La calligraphie singulière d'Annick Gaston
Installée à la Chaume depuis 2003, Annick Gaston est peintre-graveur.
Elle a fait de ses silhouettes élancées en noir et blanc sa marque de fabrique.
Elle vient de cosigner un recueil de poèmes d'un auteur chinois et a exposé à Pékin l'hiver dernier à l'issue d'une résidence d'un mois.
Ses silhouettes monochromes sont sa signature. Des silhouettes d'hommes, de femmes et d'enfants. Souvent dans le mouvement, et très épurées, elles parlent d'exode, de solitude, de misère... Elles expriment, en quelques traits, la vitalité, la complicité mais aussi le poids de la vie. Sérénité, tristesse, mélancolie, poésie affleurent dans chacune de ses gravures. Pas de paysage. Mais la mer n'est jamais très loin.
Annick Gaston est peintre-graveur. Cheveux blancs coupés courts en bataille, l'oeil souvent rieur et toujours bienveillant, le bout des doigts rongé par l'acide, et un fume-cigarette vissé au coin des lèvres, elle se raconte volontiers autour d'une tasse de thé chinois.
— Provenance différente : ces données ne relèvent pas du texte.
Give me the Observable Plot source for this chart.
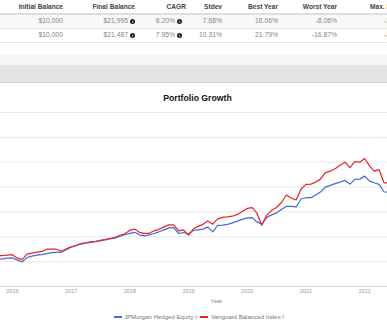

Elle a posé sa presse dans un atelier baigné de lumière, au milieu d'un jardin, rue du Tarif, à la Chaume, en 2003. Après trente-cinq ans à Paris, elle a choisi de revenir s'ancrer, avec son mari, près de l'océan qui a bercé les six premières années de sa vie, à L'Ile d'Yeu.
Chercheur en sociologie, elle s'installe à Paris à la fin des années soixante. Elle exerce un métier intellectuel qui ne l'épanouit pas. « J'avais besoin de travailler avec mes mains. » Après la naissance de ses filles, dans les années soixantedix, elle s'inscrit à des cours de peinture chez Gilles Duché à l'Université populaire de Marly-le-Roy. « Des cours atypiques, se souvient-elle. Duché cherchait avant tout à voir ce que l'on avait dans les tripes. Il m'a dit de continuer et de faire de la gravure. Et il a eu raison ! La technique de la gravure me désinhibe, me libère de l'angoisse de la page blanche. »
Alchimie
Elle se forme auprès du graveur Jean Attali, puis à l'atelier de la Main d'or, avant d'ouvrir en 1986 son propre atelier, rue de Vaugirard dans le VIe arrondissement. Depuis, elle dessine et grave tous les jours. « C'est vital ! », dit-elle. Elle travaille pour elle et pour d'autres peintres dont elle tait les noms. Elle expose en France et à l'étranger : à Paris (notamment à la galerie Peinture fraîche), Marseille, Toulouse, Nantes, mais aussi en Belgique, à New York et tout récemment à Pékin. Une expérience « fantastique ». Son travail avait été remarqué lors d'une première exposition en 2009 à la Plantation, une friche industrielle transformée en centre d'art (salles d'exposition, boutique d'art, théâtre). Le lieu est tenu par un ami français, Philippe Bouvet. « Son associé chinois m'a proposé d'illustrer le recueil de poèmes d'un auteur chinois, A De. Mon travail noir et blanc et un peu calligraphique parle aux Chinois. »
En décembre dernier, elle s'envole donc avec son matériel de gravure pour Pékin. Pendant un mois, installée au sein même de la galerie, elle travaille en compagnie de l'auteur avec l'aide d'une interprète. Et grave sur une presse que le centre a louée pour elle. L'alchimie fonctionne. Résultat : une belle exposition à la Plantation, un livre de poèmes et de gravures originales - trente exemplaires en chinois et trente traduits en français - et des souvenirs merveilleux. « J'ai été accueillie dans des conditions exceptionnelles, c'est vrai, dans un milieu privilégié. J'ai vécu absolument comme eux et rencontré des gens accueillants et curieux des autres ! »
De retour dans son atelier chaumois, Annick a repris sa production quotidienne, au gré de son humeur. Rien n'est jamais réfléchi. Ses silhouettes prennent forme de façon presque instinctive, par série, avec l'énergie et la légèreté procurées par son inséparable pinceau chinois. Des silhouettes comme des points de départ d'histoires qu'il reste à écrire.